Calvin read Servetus' book and the two exchanged some acrimonious letters. Calvin joined Luther and Roman Catholics in condemning Servetus' rejection of infant baptism, and Calvin was particularly incensed that Servetus rejected his doctrine of predestination. Calvin wrote to religious authorities in France reminding them that they had a duty to punish this great sinner. At first they ignored his entreaties, thinking that it was rather odd for one heretic to be turning in another.

 

Servetus was finally arrested, but he managed to escape from prison.
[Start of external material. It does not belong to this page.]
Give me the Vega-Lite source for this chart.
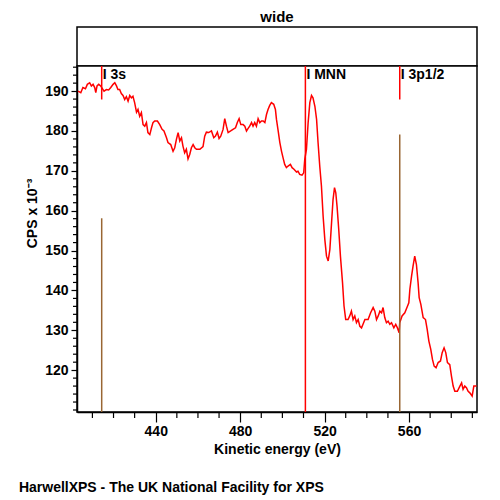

He decided to join some Italian Unitarians in Naples, but instead of taking a much safer sea route, Servetus chose to travel through Switzerland instead.  Mysteriously drawn to his new adversary, he made the fatal error of overnighting in Geneva.  Servetus was a Spaniard of Jewish descent that made him easily recognizable.  He was arrested and thrown into a lice infested dungeon.

 

Defenders of Calvin claim that he gave Servetus due process and he did only what the Catholic authorities would have done in France.  But Calvin did not allow Servetus legal counsel, and besides Calvin had no legal authority to try Servetus for heresy.  After finding him guilty on two counts—denying the Trinity and infant baptism—Calvin handed him over to civil leaders to be executed.  Right at the last minute, Calvin proposed to have Servetus beheaded instead, but Geneva's civil authorities stood by the standard form of execution for heresy of this magnitude.

 

Hollywood dramatizes burning at the stake as a quick affair with dry wood piled high around the neck of the wretched heretic.  Servetus begged for a quick death, but his executioners followed the tradition of their Catholic enemies: using the greenest wood for the slowest fire.  It took a full thirty minutes for Servetus to die, unrepentant, as a martyr for all those who support full religious freedom.

         

Religious wars and persecution went on for another 250 years before American religious liberals such as Washington, Adams, Jefferson, Franklin, Madison, and Paine, some rejecting the Trinity and the deity of Christ, made sure that freedom of conscience was written into the U.S. Constitution.